▸ Given request: Wherever the string "LaTeX" appears, copy the whole line.

▸ Source code of charts:
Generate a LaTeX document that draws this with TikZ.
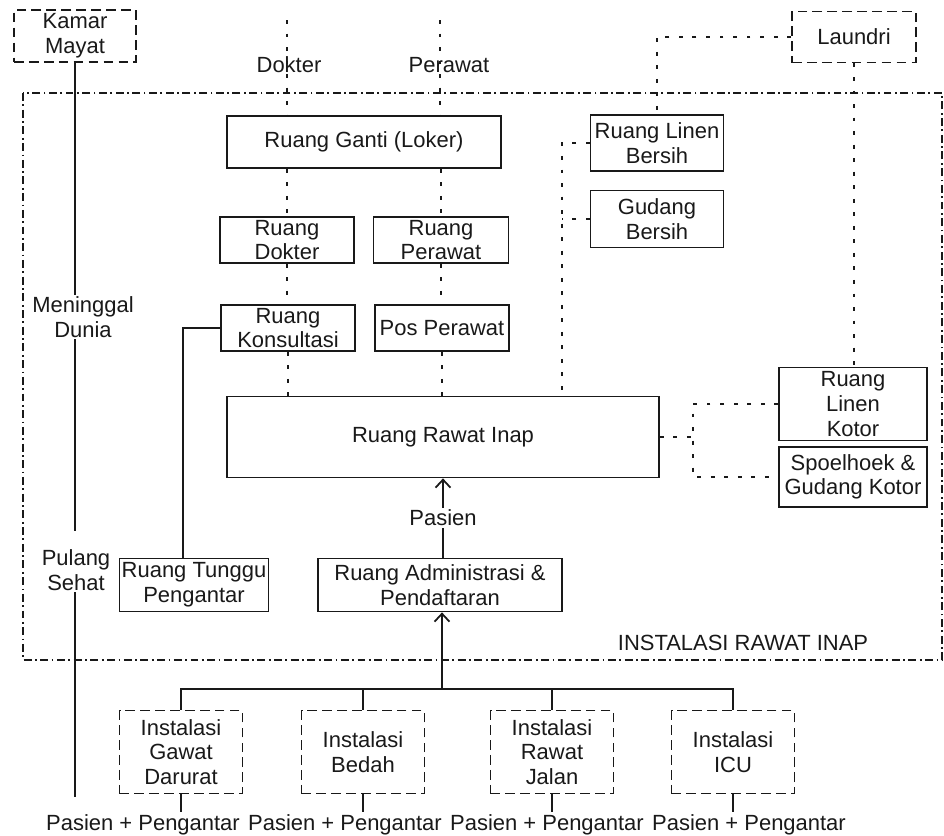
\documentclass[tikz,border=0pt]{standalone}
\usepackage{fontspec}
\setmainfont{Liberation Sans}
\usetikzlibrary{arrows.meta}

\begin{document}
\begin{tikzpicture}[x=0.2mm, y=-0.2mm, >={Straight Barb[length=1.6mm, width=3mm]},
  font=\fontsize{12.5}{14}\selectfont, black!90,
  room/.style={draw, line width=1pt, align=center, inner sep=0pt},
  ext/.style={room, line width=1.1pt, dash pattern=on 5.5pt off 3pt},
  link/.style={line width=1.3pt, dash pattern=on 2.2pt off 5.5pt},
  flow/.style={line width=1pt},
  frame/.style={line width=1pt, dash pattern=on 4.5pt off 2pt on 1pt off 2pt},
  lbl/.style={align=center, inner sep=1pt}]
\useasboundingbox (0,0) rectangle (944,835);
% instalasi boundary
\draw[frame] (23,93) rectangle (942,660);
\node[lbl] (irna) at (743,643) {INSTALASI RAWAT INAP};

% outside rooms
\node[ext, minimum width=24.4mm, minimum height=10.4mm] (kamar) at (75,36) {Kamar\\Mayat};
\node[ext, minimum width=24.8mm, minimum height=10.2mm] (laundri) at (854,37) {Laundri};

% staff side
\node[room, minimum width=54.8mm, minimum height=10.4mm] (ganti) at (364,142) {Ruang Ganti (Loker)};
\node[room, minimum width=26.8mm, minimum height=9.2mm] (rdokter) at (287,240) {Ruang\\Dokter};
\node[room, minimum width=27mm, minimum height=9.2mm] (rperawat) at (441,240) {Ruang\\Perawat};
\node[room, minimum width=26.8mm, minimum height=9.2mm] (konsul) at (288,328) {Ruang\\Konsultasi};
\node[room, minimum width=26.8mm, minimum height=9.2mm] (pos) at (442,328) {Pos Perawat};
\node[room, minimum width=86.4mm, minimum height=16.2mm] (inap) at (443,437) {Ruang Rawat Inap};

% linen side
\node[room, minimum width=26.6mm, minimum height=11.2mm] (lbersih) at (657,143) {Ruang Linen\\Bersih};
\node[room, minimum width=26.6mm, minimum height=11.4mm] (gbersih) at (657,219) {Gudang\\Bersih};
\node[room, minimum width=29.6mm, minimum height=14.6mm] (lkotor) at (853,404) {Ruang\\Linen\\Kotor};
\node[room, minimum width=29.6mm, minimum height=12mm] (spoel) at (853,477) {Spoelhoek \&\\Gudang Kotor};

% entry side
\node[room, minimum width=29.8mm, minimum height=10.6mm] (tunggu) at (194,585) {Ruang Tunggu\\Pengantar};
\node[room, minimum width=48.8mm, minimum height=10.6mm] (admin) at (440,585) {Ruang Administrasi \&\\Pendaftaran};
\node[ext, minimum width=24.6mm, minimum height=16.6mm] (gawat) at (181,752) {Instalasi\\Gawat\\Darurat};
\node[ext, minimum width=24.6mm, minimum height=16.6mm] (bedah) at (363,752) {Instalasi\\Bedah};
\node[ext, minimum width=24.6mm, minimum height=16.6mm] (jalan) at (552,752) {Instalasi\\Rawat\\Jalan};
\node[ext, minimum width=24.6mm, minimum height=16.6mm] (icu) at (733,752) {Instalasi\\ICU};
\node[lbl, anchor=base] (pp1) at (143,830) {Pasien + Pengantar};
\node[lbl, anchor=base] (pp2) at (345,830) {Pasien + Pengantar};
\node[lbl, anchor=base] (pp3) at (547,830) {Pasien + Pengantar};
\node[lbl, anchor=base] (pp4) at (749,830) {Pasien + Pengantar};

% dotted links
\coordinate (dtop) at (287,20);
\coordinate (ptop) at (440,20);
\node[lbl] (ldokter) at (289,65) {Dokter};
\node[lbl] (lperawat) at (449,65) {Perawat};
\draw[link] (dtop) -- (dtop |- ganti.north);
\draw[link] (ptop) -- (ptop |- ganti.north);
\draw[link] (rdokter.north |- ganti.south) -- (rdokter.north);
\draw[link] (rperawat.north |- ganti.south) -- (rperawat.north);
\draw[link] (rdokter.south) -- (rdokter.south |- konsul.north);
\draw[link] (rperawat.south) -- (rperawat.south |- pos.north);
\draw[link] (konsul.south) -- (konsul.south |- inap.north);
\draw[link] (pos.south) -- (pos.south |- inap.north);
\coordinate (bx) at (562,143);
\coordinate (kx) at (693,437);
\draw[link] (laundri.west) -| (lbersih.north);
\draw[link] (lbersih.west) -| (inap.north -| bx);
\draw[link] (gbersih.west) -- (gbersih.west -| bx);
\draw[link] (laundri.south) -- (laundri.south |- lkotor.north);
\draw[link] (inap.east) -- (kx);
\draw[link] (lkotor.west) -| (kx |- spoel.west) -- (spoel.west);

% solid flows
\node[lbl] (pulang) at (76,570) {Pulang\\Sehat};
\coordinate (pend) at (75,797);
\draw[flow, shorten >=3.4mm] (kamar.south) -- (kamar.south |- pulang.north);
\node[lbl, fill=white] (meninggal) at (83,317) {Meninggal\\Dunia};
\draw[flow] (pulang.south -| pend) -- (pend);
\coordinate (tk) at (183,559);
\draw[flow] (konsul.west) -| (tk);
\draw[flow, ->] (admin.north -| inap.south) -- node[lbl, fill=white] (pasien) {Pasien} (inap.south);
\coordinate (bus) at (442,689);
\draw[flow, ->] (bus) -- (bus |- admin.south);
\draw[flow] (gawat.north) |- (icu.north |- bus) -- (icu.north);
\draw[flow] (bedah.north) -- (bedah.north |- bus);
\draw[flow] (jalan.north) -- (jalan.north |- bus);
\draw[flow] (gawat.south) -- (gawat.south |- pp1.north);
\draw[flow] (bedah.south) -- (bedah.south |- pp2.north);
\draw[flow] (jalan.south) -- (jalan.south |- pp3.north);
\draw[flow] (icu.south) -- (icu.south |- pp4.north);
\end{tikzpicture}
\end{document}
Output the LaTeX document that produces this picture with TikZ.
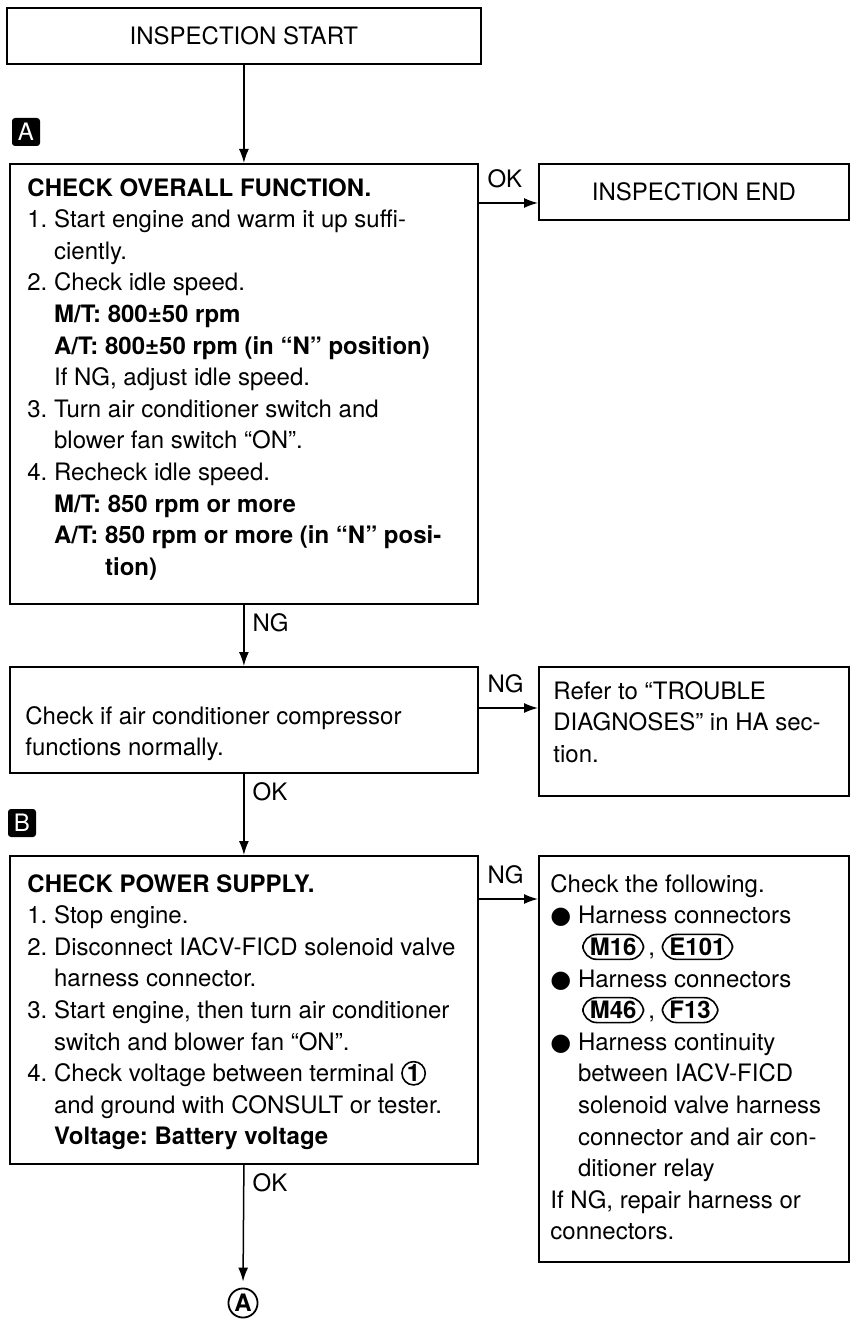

▸ Final result:
Generate a LaTeX document that draws this with TikZ.
Output the LaTeX document that produces this picture with TikZ.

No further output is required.